(begin)

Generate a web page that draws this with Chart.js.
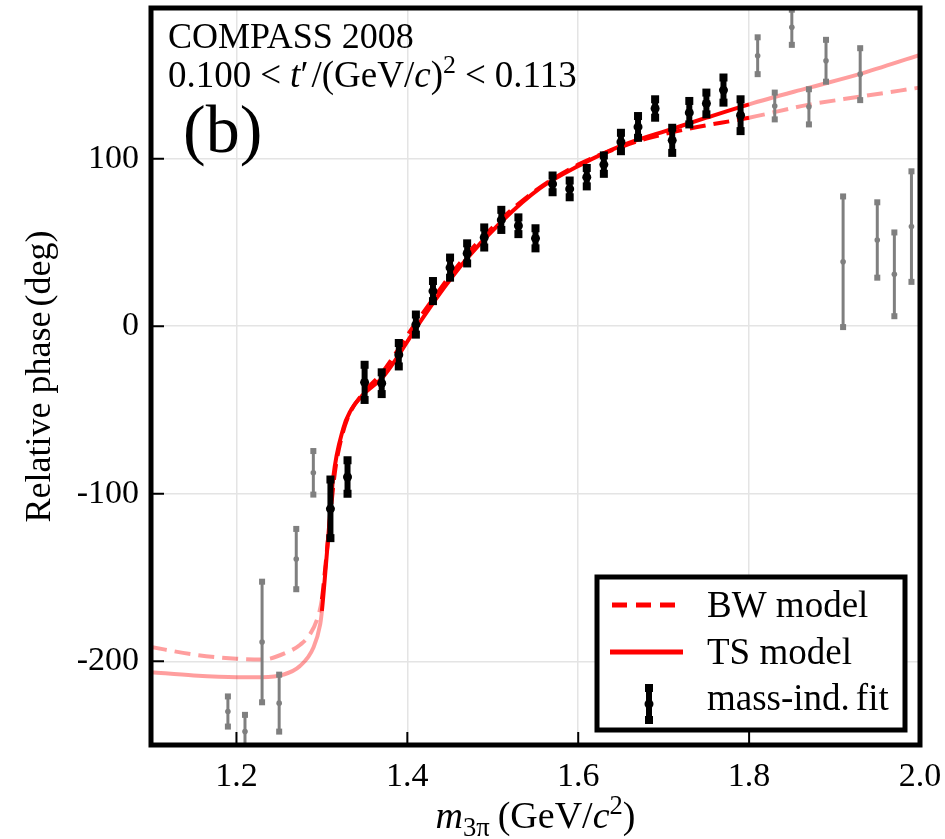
<!DOCTYPE html>
<html>
<head>
<meta charset="utf-8">
<script src="https://cdn.jsdelivr.net/npm/chart.js@4/dist/chart.umd.min.js"></script>
<style>
    body { margin: 0; background: #fff; }
    canvas { display: block; }
</style>
</head>
<body>
<canvas id="phase-chart" width="945" height="839"></canvas>
<script>
// mass-independent fit points inside the fit range
const fitMass = [1.31, 1.33, 1.35, 1.37, 1.39, 1.41, 1.43, 1.45, 1.47, 1.49, 1.51, 1.53, 1.55,
    1.57, 1.59, 1.61, 1.63, 1.65, 1.67, 1.69, 1.71, 1.73, 1.75, 1.77, 1.79];
const fitPhase = [-109, -90, -33.5, -34, -17, 1, 21, 35, 43.5, 53, 63.5, 60, 52.5,
    85, 82, 89, 96.5, 110, 119, 130, 111, 127.5, 133, 141, 126];
const fitError = [17.5, 10, 10.5, 6.5, 7, 6, 6, 6, 6, 6, 6, 5, 6,
    5, 5, 5.5, 5.5, 5.5, 6.5, 5.5, 7.5, 7, 6.5, 7.5, 9.5];

// points outside the fit range
const lowMass = [1.19, 1.21, 1.23, 1.25, 1.27, 1.29];
const lowPhase = [-230, -242, -188.5, -225, -139, -87.5];
const lowError = [9, 10, 36, 17, 18, 13];
const highMass = [1.81, 1.83, 1.85, 1.87, 1.89, 1.91, 1.93, 1.95, 1.97, 1.99];
const highPhase = [161.5, 131.5, 178.5, 131, 158.5, 38.5, 150.5, 51.5, 31, 59.5];
const highError = [11, 8, 10.5, 10.5, 12.5, 39, 15.5, 22.5, 25, 33];

// model curves
const tsMass = [1.10, 1.15, 1.20, 1.23, 1.255, 1.274, 1.29, 1.298, 1.30, 1.3074, 1.3132, 1.325,
    1.333, 1.348, 1.372, 1.411, 1.434, 1.469, 1.51, 1.555, 1.602, 1.65, 1.711, 1.75, 1.80,
    1.867, 1.929, 2.0];
const tsPhase = [-206.5, -208.5, -209.5, -209.5, -208, -203, -192, -178, -170, -126, -90.6, -61,
    -51, -41, -30, -0.5, 16.7, 40, 62.4, 82.3, 96.2, 107.7, 118, 124.5, 132.5,
    142, 150.5, 162];
const bwMass = [1.10, 1.15, 1.20, 1.23, 1.26, 1.275, 1.286, 1.295, 1.30, 1.304, 1.31, 1.315,
    1.32, 1.33, 1.35, 1.37, 1.41, 1.47, 1.51, 1.55, 1.60, 1.65, 1.68, 1.73, 1.80,
    1.867, 1.929, 2.0];
const bwPhase = [-191.5, -196, -198.5, -199, -194.5, -190, -184, -174, -163, -144, -112, -88,
    -73, -55, -39, -28, 2, 43, 64, 81, 96.5, 107, 112, 118, 124.5,
    132, 137, 142.5];

const fitRange = [1.3, 1.8];
const xTicks = [1.2, 1.4, 1.6, 1.8, 2.0];
const yTicks = [-200, -100, 0, 100];

const RED = '#ff0000';
const PALE_RED = 'rgba(255, 0, 0, 0.38)';
const GRAY = '#7f7f7f';
const SERIF = '"Liberation Serif", "Times New Roman", "DejaVu Serif", serif';

const toPoints = (xs, ys) => xs.map((x, i) => ({x: x, y: ys[i]}));

const inFitRange = (ctx) => ctx.p0.parsed.x >= fitRange[0] - 1e-9 && ctx.p1.parsed.x <= fitRange[1] + 1e-9;

// draws text runs with italic / super / subscript pieces
function drawRuns(ctx, x, y, runs, size) {
    ctx.textBaseline = 'alphabetic';
    ctx.textAlign = 'left';
    runs.forEach(run => {
        const s = size * (run.scale || 1);
        ctx.font = (run.italic ? 'italic ' : '') + s + 'px ' + SERIF;
        ctx.fillText(run.text, x, y - (run.rise || 0) * size);
        x += ctx.measureText(run.text).width + (run.after || 0);
    });
    return x;
}

function runsWidth(ctx, runs, size) {
    let w = 0;
    runs.forEach(run => {
        const s = size * (run.scale || 1);
        ctx.font = (run.italic ? 'italic ' : '') + s + 'px ' + SERIF;
        w += ctx.measureText(run.text).width + (run.after || 0);
    });
    return w;
}

const errorBars = {
    id: 'errorBars',
    beforeDatasetDraw(chart, args) {
        const ds = chart.data.datasets[args.index];
        if (!ds.errors) return;
        const {ctx, chartArea, scales: {x, y}} = chart;
        ctx.save();
        ctx.beginPath();
        ctx.rect(chartArea.left, chartArea.top, chartArea.width, chartArea.height);
        ctx.clip();
        ctx.strokeStyle = ds.barColor;
        ctx.fillStyle = ds.barColor;
        ctx.lineWidth = ds.barWidth;
        ds.data.forEach((p, i) => {
            const px = x.getPixelForValue(p.x);
            const top = y.getPixelForValue(p.y + ds.errors[i]);
            const bottom = y.getPixelForValue(p.y - ds.errors[i]);
            ctx.beginPath();
            ctx.moveTo(px, top);
            ctx.lineTo(px, bottom);
            ctx.stroke();
            const c = ds.capSize;
            ctx.fillRect(px - c / 2, top - c / 2, c, c);
            ctx.fillRect(px - c / 2, bottom - c / 2, c, c);
        });
        ctx.restore();
    }
};

const decorations = {
    id: 'decorations',
    afterDraw(chart) {
        const {ctx, chartArea: area, scales: {x, y}} = chart;
        ctx.save();
        ctx.fillStyle = '#000';
        ctx.strokeStyle = '#000';

        // inward tick marks
        ctx.lineWidth = 2;
        yTicks.forEach(v => {
            const py = y.getPixelForValue(v);
            ctx.beginPath();
            ctx.moveTo(area.left, py);
            ctx.lineTo(area.left + 13, py);
            ctx.stroke();
        });
        xTicks.forEach(v => {
            const px = x.getPixelForValue(v);
            ctx.beginPath();
            ctx.moveTo(px, area.bottom);
            ctx.lineTo(px, area.bottom - 13);
            ctx.stroke();
        });

        // frame
        ctx.lineWidth = 5;
        ctx.strokeRect(area.left, area.top, area.width, area.height);

        // labels in the top-left corner
        drawRuns(ctx, area.left + 17, area.top + 40, [{text: 'COMPASS 2008'}], 36);
        drawRuns(ctx, area.left + 17, area.top + 79, [
            {text: '0.100', after: 9}, {text: '<', after: 9}, {text: 't', italic: true},
            {text: '\u2032', after: 3}, {text: '/(GeV/'}, {text: 'c', italic: true}, {text: ')'},
            {text: '2', scale: 0.7, rise: 0.38, after: 9}, {text: '<', after: 9}, {text: '0.113'}
        ], 37);
        drawRuns(ctx, area.left + 32, area.top + 144, [{text: '(b)'}], 68);

        // legend box
        const lx = area.right - 323, ly = area.bottom - 168, lw = 308, lh = 153;
        ctx.fillStyle = '#fff';
        ctx.fillRect(lx, ly, lw, lh);
        ctx.lineWidth = 5;
        ctx.strokeRect(lx, ly, lw, lh);

        ctx.lineCap = 'butt';
        ctx.strokeStyle = RED;
        ctx.lineWidth = 5;
        ctx.setLineDash([15, 9]);
        ctx.beginPath();
        ctx.moveTo(lx + 15, ly + 28);
        ctx.lineTo(lx + 83, ly + 28);
        ctx.stroke();
        ctx.setLineDash([]);
        ctx.beginPath();
        ctx.moveTo(lx + 13, ly + 75);
        ctx.lineTo(lx + 86, ly + 75);
        ctx.stroke();

        const mx = lx + 52, my = ly + 127;
        ctx.strokeStyle = '#000';
        ctx.fillStyle = '#000';
        ctx.lineWidth = 6;
        ctx.beginPath();
        ctx.moveTo(mx, my - 16);
        ctx.lineTo(mx, my + 16);
        ctx.stroke();
        ctx.fillRect(mx - 4, my - 20, 8, 8);
        ctx.fillRect(mx - 4, my + 12, 8, 8);
        ctx.beginPath();
        ctx.arc(mx, my, 4.5, 0, Math.PI * 2);
        ctx.fill();

        drawRuns(ctx, lx + 110, ly + 40, [{text: 'BW model'}], 37);
        drawRuns(ctx, lx + 110, ly + 87, [{text: 'TS model'}], 37);
        drawRuns(ctx, lx + 110, ly + 133, [{text: 'mass-ind.', after: 6}, {text: 'fit'}], 37);

        // axis titles
        const xRuns = [
            {text: 'm', italic: true}, {text: '3\u03c0', scale: 0.7, rise: -0.22, after: 8},
            {text: '(GeV/'}, {text: 'c', italic: true}, {text: '2', scale: 0.7, rise: 0.38}, {text: ')'}
        ];
        const xw = runsWidth(ctx, xRuns, 38);
        drawRuns(ctx, (area.left + area.right) / 2 - xw / 2, area.bottom + 83, xRuns, 38);

        ctx.translate(50, (area.top + area.bottom) / 2);
        ctx.rotate(-Math.PI / 2);
        const yRuns = [{text: 'Relative phase', after: 5}, {text: '(deg)'}];
        const yw = runsWidth(ctx, yRuns, 36);
        drawRuns(ctx, -yw / 2, 0, yRuns, 36);
        ctx.restore();
    }
};

new Chart(document.getElementById('phase-chart'), {
    type: 'scatter',
    data: {
        datasets: [
            {
                label: 'BW model',
                data: toPoints(bwMass, bwPhase),
                showLine: true,
                cubicInterpolationMode: 'monotone',
                borderWidth: 4,
                borderDash: [16, 8],
                pointRadius: 0,
                borderColor: RED,
                segment: {borderColor: ctx => inFitRange(ctx) ? RED : PALE_RED},
                order: 4
            },
            {
                label: 'TS model',
                data: toPoints(tsMass, tsPhase),
                showLine: true,
                cubicInterpolationMode: 'monotone',
                borderWidth: 4,
                pointRadius: 0,
                borderColor: RED,
                segment: {borderColor: ctx => inFitRange(ctx) ? RED : PALE_RED},
                order: 3
            },
            {
                label: 'low',
                data: toPoints(lowMass, lowPhase),
                errors: lowError,
                barColor: GRAY, barWidth: 3, capSize: 6,
                pointRadius: 2.8,
                backgroundColor: GRAY,
                borderWidth: 0,
                order: 2
            },
            {
                label: 'high',
                data: toPoints(highMass, highPhase),
                errors: highError,
                barColor: GRAY, barWidth: 3, capSize: 6,
                pointRadius: 2.8,
                backgroundColor: GRAY,
                borderWidth: 0,
                order: 2
            },
            {
                label: 'mass-ind. fit',
                data: toPoints(fitMass, fitPhase),
                errors: fitError,
                barColor: '#000', barWidth: 6, capSize: 8,
                pointRadius: 4.5,
                backgroundColor: '#000',
                borderWidth: 0,
                order: 1
            }
        ]
    },
    options: {
        responsive: false,
        animation: false,
        layout: {padding: {top: 8, right: 25, left: 0, bottom: 0}},
        plugins: {
            legend: {display: false},
            tooltip: {enabled: false}
        },
        scales: {
            x: {
                type: 'linear',
                min: 1.1,
                max: 2.0,
                afterBuildTicks: scale => { scale.ticks = xTicks.map(v => ({value: v})); },
                afterFit: scale => {
                    scale.height = 94;
                    scale.paddingLeft = 0;
                    scale.paddingRight = 0;
                },
                grid: {color: '#e4e4e4', lineWidth: 1.5, drawTicks: false},
                border: {display: false},
                ticks: {
                    padding: 12,
                    color: '#000',
                    font: {family: SERIF, size: 34},
                    callback: v => v.toFixed(1)
                }
            },
            y: {
                type: 'linear',
                min: -250,
                max: 190,
                afterBuildTicks: scale => { scale.ticks = yTicks.map(v => ({value: v})); },
                afterFit: scale => {
                    scale.width = 151;
                    scale.paddingTop = 0;
                    scale.paddingBottom = 0;
                },
                grid: {color: '#e4e4e4', lineWidth: 1.5, drawTicks: false},
                border: {display: false},
                ticks: {
                    padding: 12,
                    color: '#000',
                    font: {family: SERIF, size: 34},
                    callback: v => String(v)
                }
            }
        }
    },
    plugins: [errorBars, decorations]
});
</script>
</body>
</html>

(end)

Copy nothing but the lines from the top of the data down to the line containing "6.5, 7.5, 9.5];", and leave the pictures out.

Generate a web page that draws this with Chart.js.
<!DOCTYPE html>
<html>
<head>
<meta charset="utf-8">
<script src="https://cdn.jsdelivr.net/npm/chart.js@4/dist/chart.umd.min.js"></script>
<style>
    body { margin: 0; background: #fff; }
    canvas { display: block; }
</style>
</head>
<body>
<canvas id="phase-chart" width="945" height="839"></canvas>
<script>
// mass-independent fit points inside the fit range
const fitMass = [1.31, 1.33, 1.35, 1.37, 1.39, 1.41, 1.43, 1.45, 1.47, 1.49, 1.51, 1.53, 1.55,
    1.57, 1.59, 1.61, 1.63, 1.65, 1.67, 1.69, 1.71, 1.73, 1.75, 1.77, 1.79];
const fitPhase = [-109, -90, -33.5, -34, -17, 1, 21, 35, 43.5, 53, 63.5, 60, 52.5,
    85, 82, 89, 96.5, 110, 119, 130, 111, 127.5, 133, 141, 126];
const fitError = [17.5, 10, 10.5, 6.5, 7, 6, 6, 6, 6, 6, 6, 5, 6,
    5, 5, 5.5, 5.5, 5.5, 6.5, 5.5, 7.5, 7, 6.5, 7.5, 9.5];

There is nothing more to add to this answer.